Masdar City – Personal Rapid Transit (PRT) system, Abu Dhabi, United Arab Emirates
Foster + Partners

Masdar City combines state-of-the-art technologies with the planning principles of traditional Arab settlements to create a desert community that aims to be carbon neutral and zero waste. The 640-hectare project is a key component of the Masdar Initiative, established by the government of Abu Dhabi to advance the development of renewable energy and clean-technology solutions for a life beyond oil. The city will become a centre for the advancement of new ideas for energy production, with the ambition of attracting the highest levels of expertise. 
 
A mixed-use, low-rise, high-density development, Masdar City includes the headquarters for the International Renewable Energy Agency and the first two phases of the Masdar Institute. Strategically located for Abu Dhabi’s transport infrastructure, Masdar is linked to neighbouring communities and the international airport by the existing road with the aim to integrate proposed rail routes. The city itself will be one of the first modern community in the world to operate without fossil-fuelled vehicles at street level. 
 
In answering one of the overriding priorities of Masdar City’s master plan – to be a pedestrian focused community – a rich network of public and personal transportation options ensures it is easy to move across the city in comfort and ease. As a result, walking and self-propelled transport is the most convenient forms of transportation to many destinations within the city, as well as the most pleasant. This is the result of planners’ focus on created extensive shaded sidewalks and pathways throughout the city.
 
The city is also the focus of the world’s first operational Personal Rapid Transit (PRT) system – a fleet of autonomous vehicles that provide green, sustainable transport through the city. Phase 1 of the Masdar PRT system is approximately 1.4 kilometres long and features 2 stations, which opened to the public in November 2010. The PRT system is operational 18 hours a day, with 10 vehicles that operate on-demand, featuring angled berth stations allowing for independent entry and exit of vehicles. The system is carrying 5 times the anticipated number of passengers, averaging >85% average occupancy during the weekends. The vehicles are entirely powered by Lithium-Phosphate batteries, allowing a range of 60 kilometres on a 1.5-hour charge. The PRT system is entirely underground, allowing a denser urban fabric above ground with self-shading streets.
 
In addition, a public transport system of electric buses and other clean-energy vehicles provides transport within the city, while Abu Dhabi’s proposed light rail and Metro lines will pass through the centre of Masdar City in the future, providing transport within the city and serving as a link to the wider metropolitan area.
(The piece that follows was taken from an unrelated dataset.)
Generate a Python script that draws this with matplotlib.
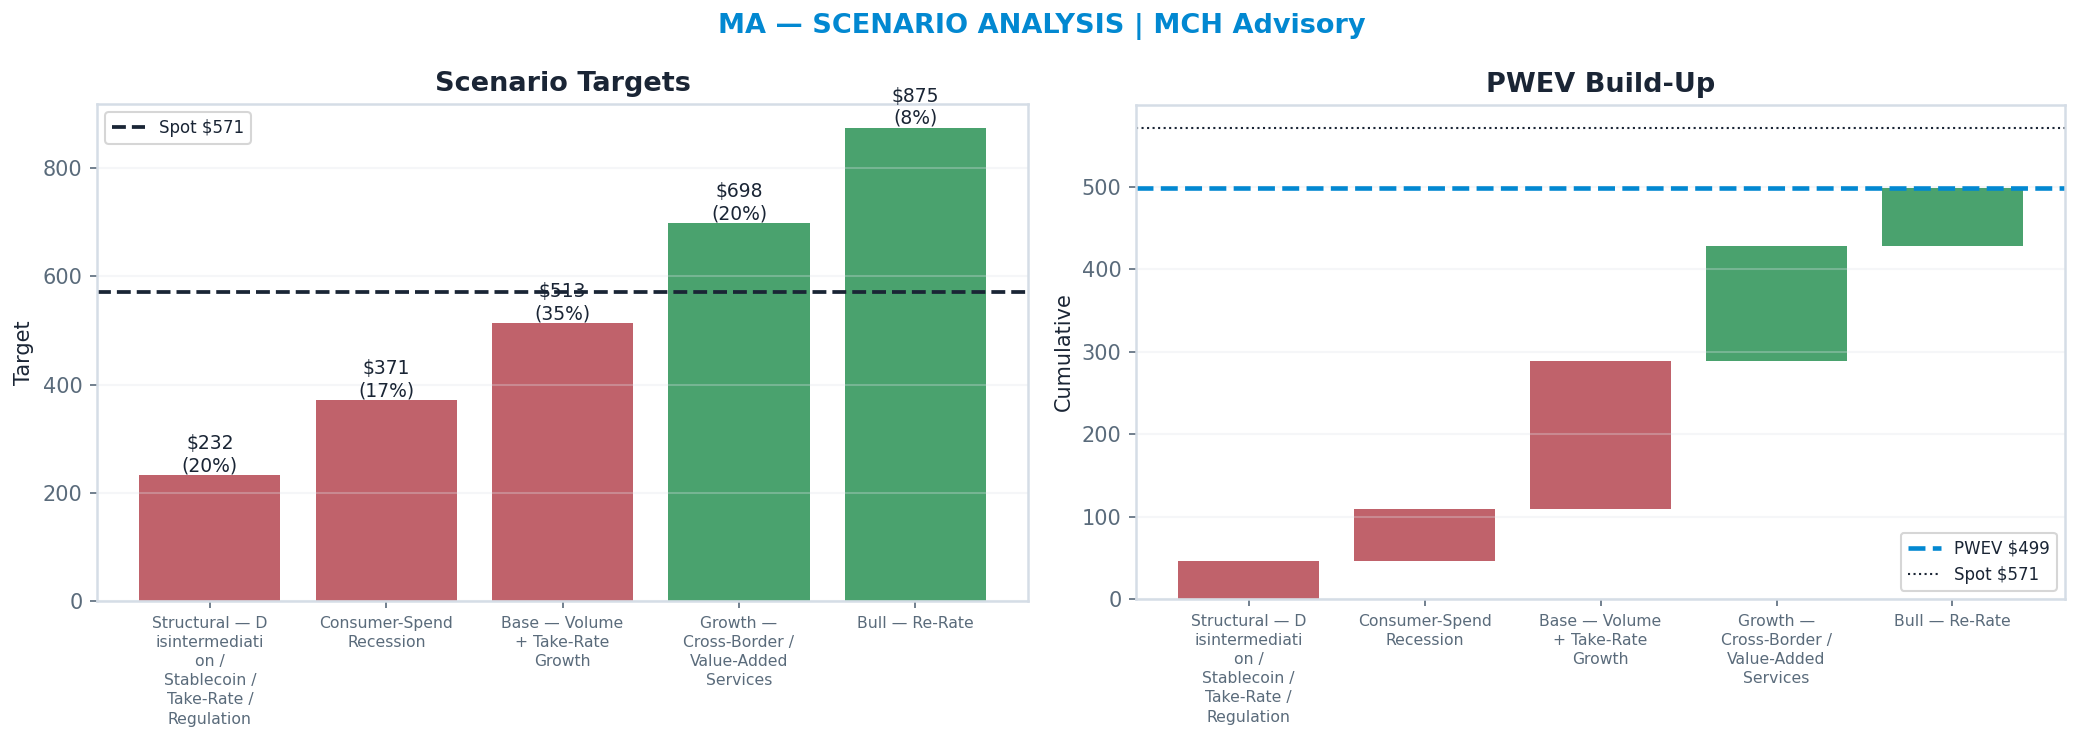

This extensive public transportation network means that no destination within the city is more than 250-300m from some form of public transport. Most private vehicles will be kept at the city’s edge in a number of parking lots that are linked by the electric bus routes and PRT vehicles to other public transportation traversing the city.
 
The masterplan is designed to be highly flexible, to allow it to benefit from emergent technologies and to respond to lessons learnt during the implementation of the initial phases. Expansion has been anticipated from the outset, allowing for growth while avoiding the sprawl that besets so many cities. While, Masdar’s design represents a specific response to its location and climate, the underlying principles are applicable anywhere the world. In that sense it offers a blueprint for the sustainable city of the future.